New seatbelt may save passengers from drowning
Salt pill dissolves when the buckle is submerged in water, to automatically release the latch.
While automakers have added all manner of high-tech safety features designed to help avoid or lessen the impact on occupants during a car accident, seatbelts haven’t changed much since the 3-point harness was introduced by Volvo in 1959. But that’s changing, even for drivers and passengers who suddenly find themselves underwater.
About 400 U.S. motorists die each year due to drowning accidents when their car plunges into water and they become trapped by seatbelts, according to the National Highway Traffic Safety Administration. Dutch manufacturer Fijen TMLS is hoping to reduce that statistic with its Escape Belt, which includes a mechanism that automatically releases the belt when it becomes submerged in water.
Inside the female latch of the Escape Belt is a salt pill that dissolves when the buckle is submerged, triggering the male hammer-release to activate and disconnect the buckle. The buckle won’t inadvertently release if liquid is spilled on it, according to the Fijen TMLS, and the pill cartridge needs to be replaced every few years.

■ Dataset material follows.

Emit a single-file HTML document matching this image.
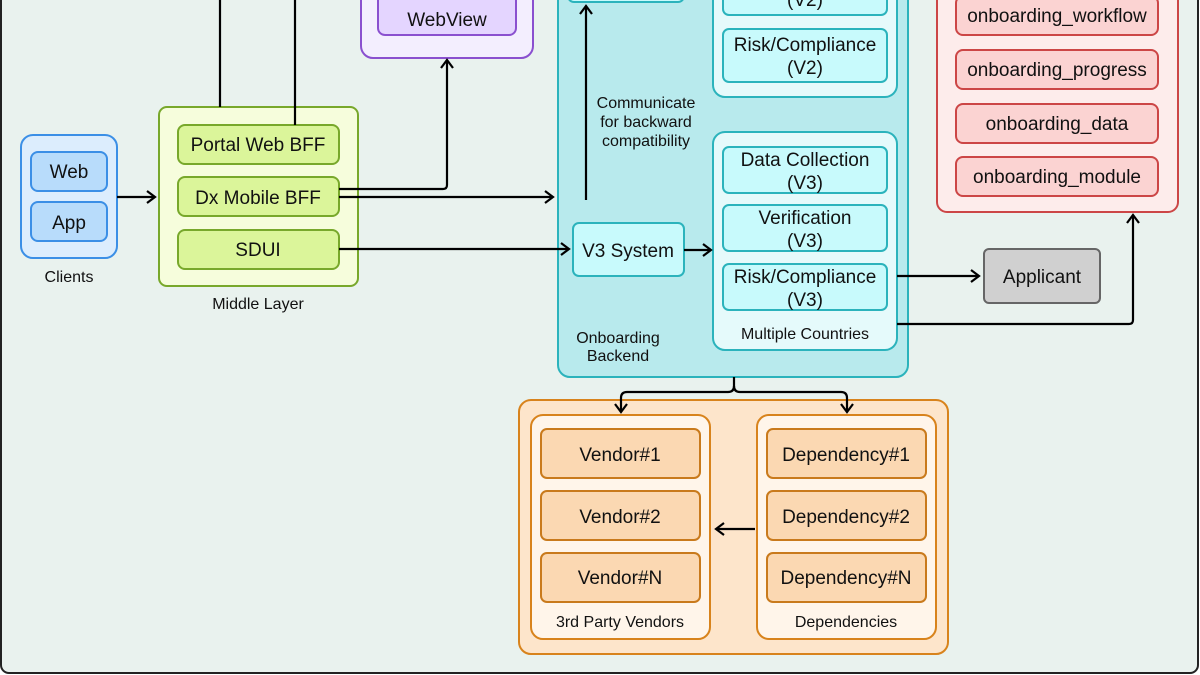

While it may be a few years before we see the Escape Belt installed in cars, other automakers are refining seatbelt technology. Ford recently introduced rear-passenger seatbelt airbags, for example, and Mercedes-Benz will offer a similar feature on its 2014 S-Class models, along with illuminated and motorized buckles that make fastening seatbelts much easier.
Autoliv, the inventor of the original Volvo seatbelt, supplies a new 3+2 belt design for Renault in Europe that’s designed to cover the “open side” of the traditional three-point seatbelt to provide better protection to passengers in a side impact.